Tuesday, June 19, 2012

Authentic Happiness


Martin E. P. Seligman, PhD is a psychologist of long standing and teaches at the University of Pennsylvania. A past president of the American Psychology Association, Seligman has spent decades teaching, doing and researching abnormal psychology. In fact that is what the field was expected to do, address abnormal psychology in order to help people deal with their situations.

However, Dr. Seligman grew uncomfortable with this assignment of role for his field over a number of years. His focus increasingly fell on what makes people happy, and what elements of psychology are responsible for that? After years of probing and research Seligman published a book in 2002 entitled Authentic Happiness.
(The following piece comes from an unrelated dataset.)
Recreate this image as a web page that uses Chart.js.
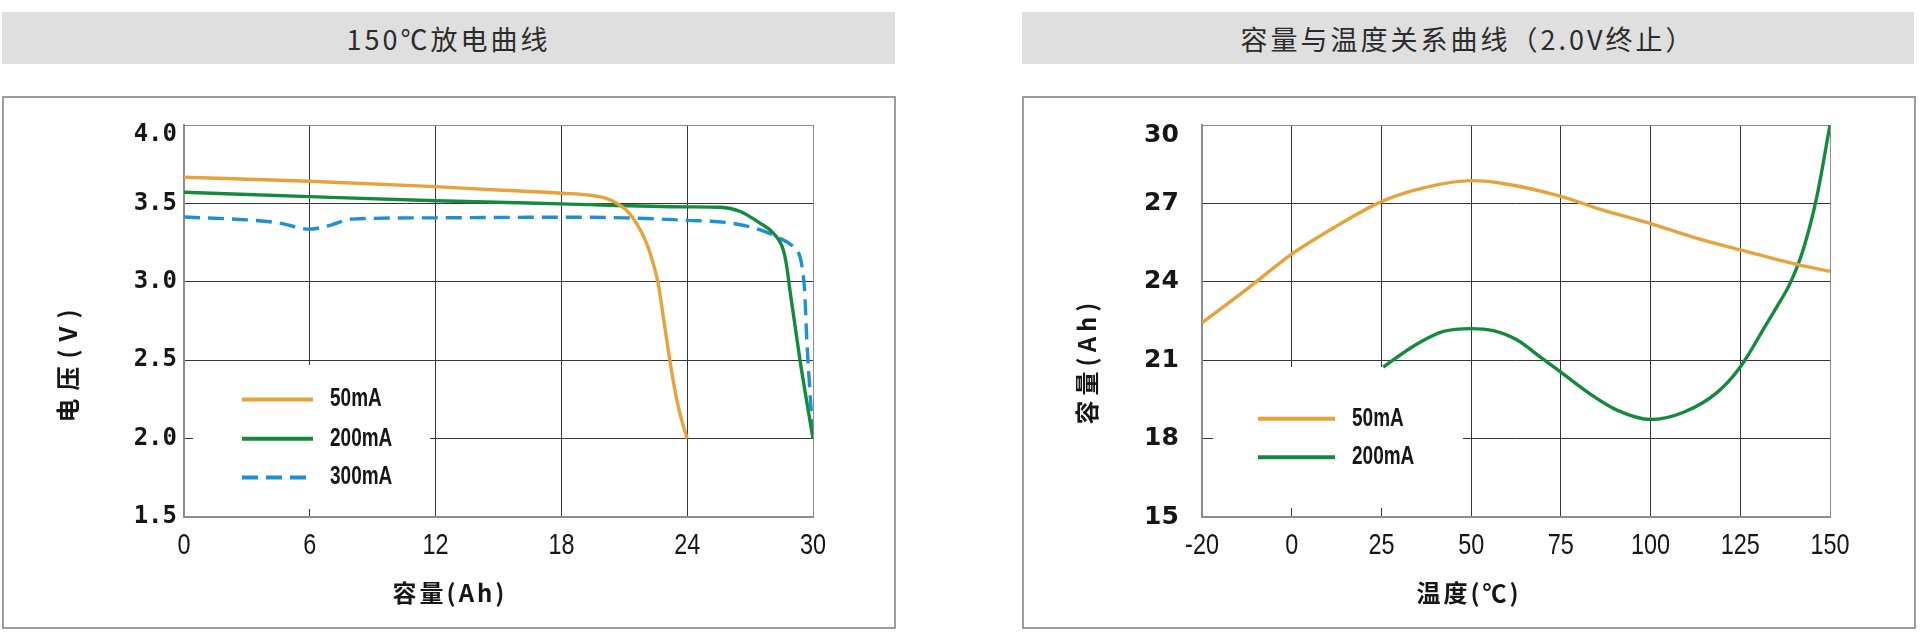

Seligman ends his book with this paragraph:
The good life consists in deriving happiness by using your signature strengths every day in the main realms of living. The meaningful life adds one more component: using these same strengths to forward knowledge, power, or goodness. A life that does this is pregnant with meaning and if God comes at the end, such a life is sacred.”

The yin and yang of life provide both positive and negative elements of our personhood. Good and bad comes from these elements. Over time the bad may lead to poor mental health; but the opposite is true as well: strong positive mental health is the norm. Rather than always focusing on poor mental health, why not use the positive elements intentionally to elevate successful lives? In a nutshell that is the message of the book.

Interestingly, there are many positive programs that do just this. Most 12-step programs do this.  As practitioners of Alcoholics Anonymous come out of the fog of addiction to the brighter space of possibility and potential, happiness emerges; joy happens. It is a remarkable turnaround. Focus on the positive and explore personal strengths. The addictions ebb and strength prevails. Battling resentments to the background so the creative energy can shine, makes all the difference.

Optimism is its own reward. As Martin Luther King, Jr. said:
“If you can’t fly then run, if you can’t run then walk, if you can’t walk then crawl, but whatever you do you have to keep moving forward.”

Keep moving. No one will do it for you. Each of us needs to do this work ourselves. It builds strength, resilience and the realization that we can do things we otherwise doubted we could. As Anonymous said:
“Anyone can give up; it’s the easiest thing in the world to do. But to hold it together when everyone else would understand if you fell apart, that’s true strength.”

It’s your life. What do you want to make of it? What are your passions to follow? What’s your dream for the long term future? Are you willing to work at it to make it come true? The Blogging for Change website offers this advice:
“A person’s most useful asset is not the head full of knowledge, but a heart full of love, and ear ready to listen, and a hand willing to help.”

And if each of us can do this with our own lives, just think what we can do together for our city, county, neighborhood, state and nation? The possibilities are endless. Each chooses what matters the most to them. Others focus on their primary issues. Together our work connects in the future somewhere distant in time, but still positively present in all of our lives. Utopia? Far from it! But something better than the problems we deal with now. Doing something about them is good for us. It builds strong mental health. And all from focusing on the positive rather than the negative.

How refreshing!

A final quote from the Internet:
“Three simple rules in life:
1.      If you do not go after what you want, you’ll never have it.
2.      If you do not ask, the answer will always be no.
3.      If you do not step forward, you will always be in the same place.”